Blitz sul referendum giustizia: il Governo vuole giocare d’anticipo
Un blitz politico, studiato per spiazzare le opposizioni e ribaltare il terreno di scontro sul tema più divisivo della legislatura: la riforma della giustizia. È questo, secondo fonti di governo, il piano che la premier Giorgia Meloni e il ministro della Giustizia Carlo Nordio starebbero mettendo a punto per anticipare la campagna referendaria sulla separazione delle carriere tra giudici e pm, cavallo di battaglia storico del centrodestra. L’obiettivo: portare gli italiani alle urne prima che le opposizioni possano organizzarsi, trasformando la consultazione in un plebiscito politico a pochi mesi dalle elezioni del 2026.
Il disegno è chiaro. Come spiegano fonti vicine a Palazzo Chigi, basterebbe l’iniziativa di un quinto dei membri di una Camera per formalizzare la richiesta di referendum, senza attendere i tempi canonici. «Giocare d’anticipo può funzionare», avrebbe confidato Nordio ai suoi, convinto che un referendum “proattivo” rafforzi la narrazione del governo come motore del cambiamento. Meloni, d’altronde, ha più volte ribadito che «la riforma della giustizia non è un fardello da sopportare, ma un’opportunità per rimettere ordine nel Paese».
Giovedì arriverà il via libera definitivo al Senato, seguito da una pubblicazione in Gazzetta Ufficiale che darà il via al conto alla rovescia. Intorno a via Arenula e Palazzo Chigi si stanno già organizzando vertici e riunioni operative per calibrare la strategia comunicativa e definire un quesito referendario semplice e popolare, capace di parlare al sentimento diffuso degli italiani verso un sistema giudiziario percepito come lento e inefficiente.
La parola d’ordine nel centrodestra è una: spiegare la riforma, non subirla. Gli uffici legislativi del ministero sono al lavoro su una domanda diretta, che tocchi i nervi scoperti dell’opinione pubblica: le correnti delle toghe, la mancanza di responsabilità per gli errori giudiziari, le lungaggini dei processi. «Chiederemo agli italiani se sono soddisfatti della giustizia che hanno», spiegano fonti interne al dicastero.
Parallelamente, si prepara una mobilitazione capillare. Decine di comitati per il “sì” nasceranno già la prossima settimana in tutta Italia. L’obiettivo non è solo organizzativo: ogni comitato garantirà minuti preziosi nei talk show e nei dibattiti televisivi, sfruttando la par condicio come cassa di risonanza per il messaggio del governo.

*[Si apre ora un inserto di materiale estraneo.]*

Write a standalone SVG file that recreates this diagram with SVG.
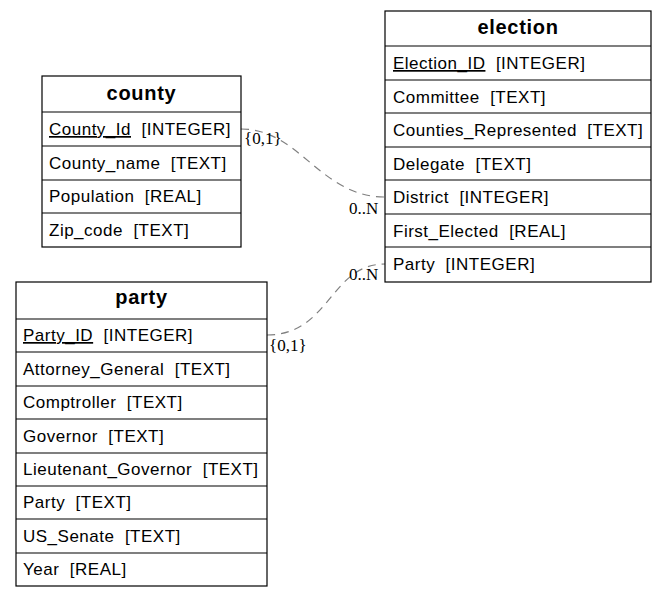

Sul piano istituzionale, restano però dubbi significativi. La giurisprudenza costituzionale non è univoca sulla possibilità di attivare il referendum prima dei novanta giorni previsti dalla legge dopo la pubblicazione della riforma. Precedenti illustri — come quelli di Amato nel 2001 e Renzi nel 2016 — suggeriscono prudenza, ma il messaggio politico di Meloni sembra prevalere su ogni cautela: «La conta sulla giustizia la vogliamo e la vogliamo subito».
In risposta, la sinistra si prepara al contrattacco: comitati del “no” già registrati da notai e raccolte firme per i 500mila sostenitori necessari. Una partita destinata a infiammare il dibattito pubblico nei prossimi mesi, con la premier decisa a trasformare la riforma simbolo di Silvio Berlusconi in un test di consenso personale e di leadership.